Nella lettera si sottolinea la necessità di concludere positivamente, con il voto favorevole dell’Europarlamento, il lungo percorso iniziato ormai anni fa. “Questa direttiva – si legge nel comunicato – è stata a lungo auspicata per poter stabilire condizioni di parità per tutti gli operatori del settore creativo nel Mercato Unico Digitale Europeo, e per poter garantire ai cittadini, al tempo stesso, un accesso migliore a una maggiore quantità di contenuti“.

La Direttiva europea sul copyright è, per i firmatari del documento, “un’opportunità storica”: “Abbiamo bisogno di un internet che sia equo e sostenibile per tutti.

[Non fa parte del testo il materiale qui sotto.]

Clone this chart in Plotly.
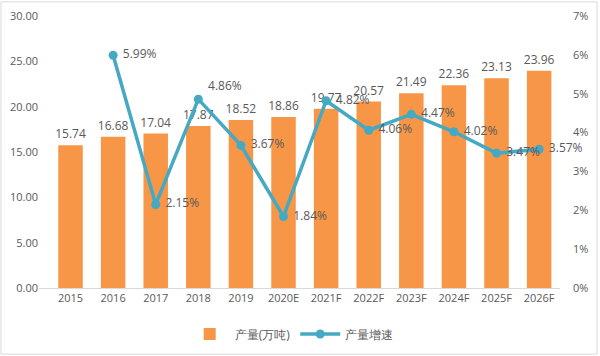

Ecco perchè è necessario che la Direttiva sia adottata velocemente, come concordato nelle negoziazioni del Trilogo”.

A seguito del confronto serrato attorno al percorso della direttiva, è nato anche il movimento Europe For Creators, iniziativa promossa da una coalizione paneuropea di cittadini, autori, artisti e circa 250 organizzazioni a favore della direttiva.

Condizioni più eque di negoziazione e maggiore trasparenza negli accordi di licenza, quindi, per tutelare con più forza l’industria culturale creativa europea che vale circa 536 miliardi di euro all’anno e dà lavoro a più di 12 milioni di persone.

A remare contro, invece, molte altre organizzazioni, tra cui i giganti del web, come Google.

In un articolo sul Corriere della Sera, Edoardo Segantini ha ricordato oggi che copyright e privacy sono gli obiettivi di rigorose offensive condotte da grandi multinazionali della rete, come il già menzionato motore di ricerca globale e Facebook.

Dal quartier generale americano di Google, presso Mountain View il messaggio è chiaro: sabotare in ogni modo il diritto degli editori ad un riconoscimento economico legato all’articolo 11 della direttiva e sabotare il riconoscimento della responsabilità delle piattaforme riguardo l’offerta di contenuti che violano il copyright, come previsto dall’articolo 13.

Il motore di ricerca ha lanciato in rete tramite Pledge una campagna contro la suddetta direttiva europea, invitando gli utenti a scrivere al Parlamento europeo chiedendo in plenaria un voto contrario definitivo alla riforma.

Per rafforzare l’azione di Google, milioni di email sono state inviate agli europarlamentari e altre ne partiranno nei prossimi giorni.

Pur di raggiungere il risultato di bloccare la riforma, si è arrivati anche a minacciare gli europarlamentari con riferimento al voto di maggio.

L’utente, nell’atto di sottoscrivere il messaggio di Google, deve infatti scegliere tra tre diversi tipi di messaggi anti-direttiva dell’Unione europea: “in cui chiedere al parlamentare di confermare il proprio no, esortare gli indecisi a votare no ovviamente, e minacciare in maniera esplicita quei parlamentari che ancora sono a favore (se voti si a fine marzo, io non ti voto a fine maggio)”.

L’Italia, insieme ad altri Paesi come Polonia, Olanda, Svezia, Finlandia, Lussemburgo e Malta, non è d’accordo con la direttiva europea e al momento voterà contro.

Paradossalmente, l’Italia, grande produttore di contenuti, si ritrova in questo modo dalla parte di chi viola invece che proteggere i diritti d’autore.

Da notare che quasi tutti i Paesi che appoggiano le posizioni di Google & Co., sono gli stessi che ospitano le sedi principali o le server farm delle grandi big company del web, con relativi posti di lavoro creati e da difendere e grandi vantaggi fiscali per le multinazionali in questione.